Showing posts with label Introductions. Show all posts
Showing posts with label Introductions. Show all posts

Monday, July 6, 2009

What a bizarre two years it has been...

I originally started this blog in 2007, when it was common that trophy commercial real estate assets would trade for 3% cap rates (cap rate = property-level net operating income divided by property value). I felt the market correction coming -- albeit not nearly to the extent that we are experiencing today, nor the extent to which I think we'll see in the next couple of years.

Two years later, I'm at my second company since leaving the boutique i-banking firm, including 15-month pit stop at one of the biggest hedge funds on the Street (where my strategy proceeded to blow up). And I, like everyone else, am wondering -- where do we go from here?

The people who used to read this blog are probably long gone. Most who worked in the CRE industry in New York have left for less-competitive locales. So I'm really just posting this to see if it's picked up on anyone's RSS feeds.

I dropped everything when I went to the hedge fund to focus 100% of my time on the strategy. Now that I have a bit more time on my hands, I'll probably resume blogging regardless of whether anyone reads it. It's amazing to me that since I started this, there still have been no blogs about commercial real estate that have popped up given everything that's going on. It's an incredibly interesting time, yet no one seems interested.

Tuesday, March 20, 2007

The Point...

To join my bookmarked i-banking blogs, write a bit about the current [insane] real estate capital markets, and hopefully blow off some steam.

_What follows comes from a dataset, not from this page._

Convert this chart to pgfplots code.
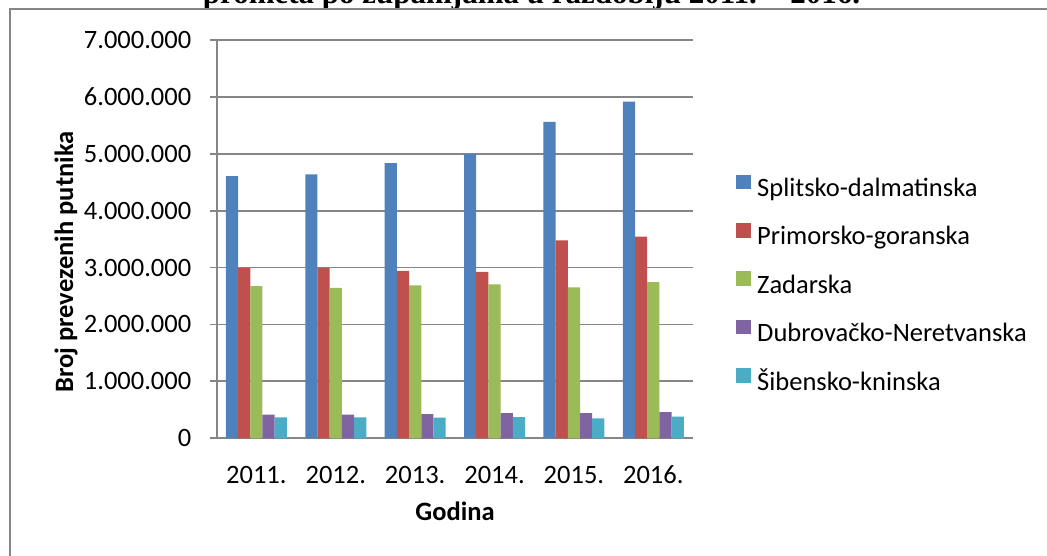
\documentclass[border=0pt]{standalone}
\usepackage{pgfplots}
\pgfplotsset{compat=1.18}
\usepackage{fontspec}
\setmainfont{Carlito}
\newfontfamily\titlefont{Liberation Serif}
\definecolor{c1}{HTML}{4F81BD}
\definecolor{c2}{HTML}{C0504D}
\definecolor{c3}{HTML}{9BBB59}
\definecolor{c4}{HTML}{8064A2}
\definecolor{c5}{HTML}{4BACC6}
\definecolor{gridc}{RGB}{134,134,134}
\begin{document}
\begin{tikzpicture}[x=1pt,y=1pt]
\useasboundingbox (0,0) rectangle (1047,556);
\fill[white] (0,0) rectangle (1047,556);
\node[anchor=base, inner sep=0pt, font=\titlefont\bfseries\fontsize{31}{34}\selectfont] at (531.5,552) {prometa po županijama u razdoblju 2011. – 2016.};
\draw[gridc, line width=2pt] (9.5,-5) -- (9.5,546.5) -- (1060,546.5);
\begin{axis}[
  at={(216.7pt,117.7pt)}, anchor=south west,
  scale only axis, width=476.3pt, height=398.4pt,
  ybar=0pt, bar width=12.2pt,
  xmin=-0.5, xmax=5.5, ymin=0, ymax=7000000,
  xtick={0,1,2,3,4,5},
  xticklabels={2011.,2012.,2013.,2014.,2015.,2016.},
  ytick={0,1000000,2000000,3000000,4000000,5000000,6000000,7000000},
  scaled y ticks=false,
  /pgf/number format/fixed,
  /pgf/number format/1000 sep={.},
  /pgf/number format/assume math mode=true,
  ticklabel style={font=\fontsize{26.5}{30}\selectfont},
  axis x line*=bottom, axis y line*=left,
  axis line style={gridc, line width=1.8pt, -},
  ymajorgrids, grid style={gridc, line width=1.8pt},
  tick align=outside, major tick length=7.2pt,
  ytick style={gridc, line width=1.8pt},
  xtick style={draw=none},
  yticklabel style={anchor=east, inner sep=0pt, xshift=-18pt},
  xticklabel style={anchor=base, inner sep=0pt, yshift=-38.3pt},
  legend style={at={(1.0903,0.384)}, anchor=west, draw=none, fill=none,
    font=\fontsize{26.5}{30}\selectfont, inner sep=0pt, row sep=20.5pt,
    nodes={inner sep=0pt, text height=18pt, text depth=6pt}},
  legend cell align=left,
  legend image code/.code={\fill[#1] (0pt,1.2pt) rectangle (14.7pt,15.9pt);},
  /tikz/every odd column/.append style={column sep=6.3pt},
]
\addplot[fill=c1, draw=none] coordinates {(0,4606000) (1,4635000) (2,4834000) (3,4997000) (4,5558000) (5,5914000)};
\addplot[fill=c2, draw=none] coordinates {(0,2989000) (1,2989000) (2,2942000) (3,2925000) (4,3479000) (5,3544000)};
\addplot[fill=c3, draw=none] coordinates {(0,2674000) (1,2645000) (2,2685000) (3,2703000) (4,2650000) (5,2744000)};
\addplot[fill=c4, draw=none] coordinates {(0,414000) (1,414000) (2,426000) (3,444000) (4,444000) (5,461000)};
\addplot[fill=c5, draw=none] coordinates {(0,368000) (1,368000) (2,362000) (3,374000) (4,350000) (5,379000)};
\legend{Splitsko-dalmatinska, Primorsko-goranska, Zadarska, Dubrovačko-Neretvanska, Šibensko-kninska}
\end{axis}
\node[font=\bfseries\fontsize{26.5}{30}\selectfont, inner sep=0pt] at (455,45) {Godina};
\node[font=\bfseries\fontsize{26.5}{30}\selectfont, inner sep=0pt, rotate=90] at (66,294) {Broj prevezenih putnika};
\end{tikzpicture}
\end{document}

I work at a real estate i-bank in New York, a mid-level guy trying to get my other foot out of the trenches. At our firm, intensity is the name of the game. Verbal assaults and rulers slapping the tops of hands is the norm. Doors slamming, papers ripping, blood-curdling screaming... that type of thing. The typical New York investment banking company. But real estate.

2007 is the year of the three-cap in New York, with Harry Macklowe hitting lead-off as the flippee in the EOP/Blackstone NY portfolio, and more to come, as a historic, highly-prominent, "jewel" of an office building in Midtown is quietly-rumored to be trading in the next week.

Last year, we saw cap rate in Manhattan drop to the "fours" in typical deals, with anything in the fives considered a bargain. Nationwide, trophies trading in the sixes were viewed as virtual steals (see: San Diego). So the obvious questions are what's next, and at what point does it stop (or even slow)?